Among the decolonised nation-states, India had stood as a model. Its non-violent anti-colonial struggle showed to the other colonised a means of resistance. Post-independent India’s Constitution, drafted by Dalit visionary B R Ambedkar, enabled the imagination of people to build an ethical and inclusive democracy. Most importantly, it showed that, if led by an ethical leadership, the State could address historic injustices. In the same vein, Jawaharlal Nehru’s commitment to nation-building in terms of institutions and electoral democracy ensured India’s forward march. The template worked out by the anti-colonial, anti-caste and anti-communal visionaries of the nation not only freed the country from the shackles of colonial oppression but also rebuilt it from the trauma of Partition. Like the mythical phoenix, India re-emerged as a modern, secular, democratic, socialist republic.

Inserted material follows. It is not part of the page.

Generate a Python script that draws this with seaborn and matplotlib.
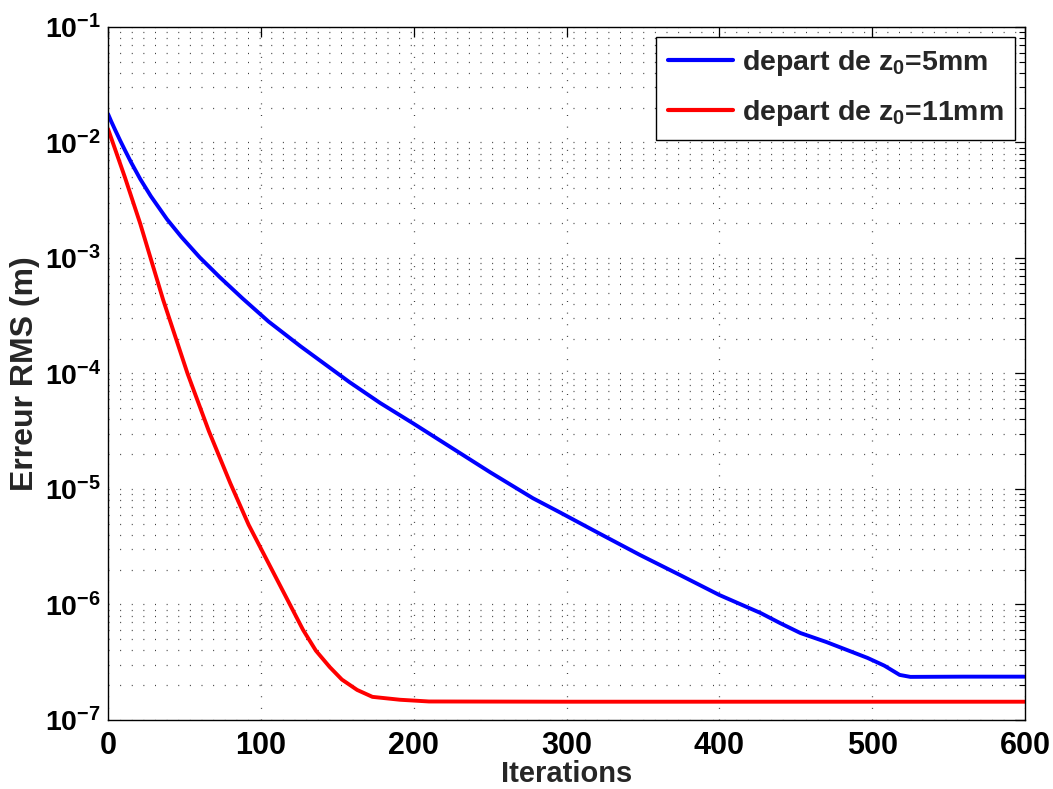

When, in 1975-77, the suspension of democracy through Emergency by Indira Gandhi threw the nation into an existential crisis, people fought for democracy. Ironically, it was at this juncture that the nation conceded public and political space to the Hindu right. The RSS as an originator of the two-nation theory and the producer of Nathuram Godse, the killer of M K Gandhi, had remained invisible till then. By aligning with democratic mobilisations, the RSS enhanced its agenda, it distilled and distributed its poisonous, hate politics in the name of social and educational services. It produced Hindu nationalists with military-style training similar to fascist Black Shirts. They orchestrate violence and act as extra State actors with the support of the higher echelons of power.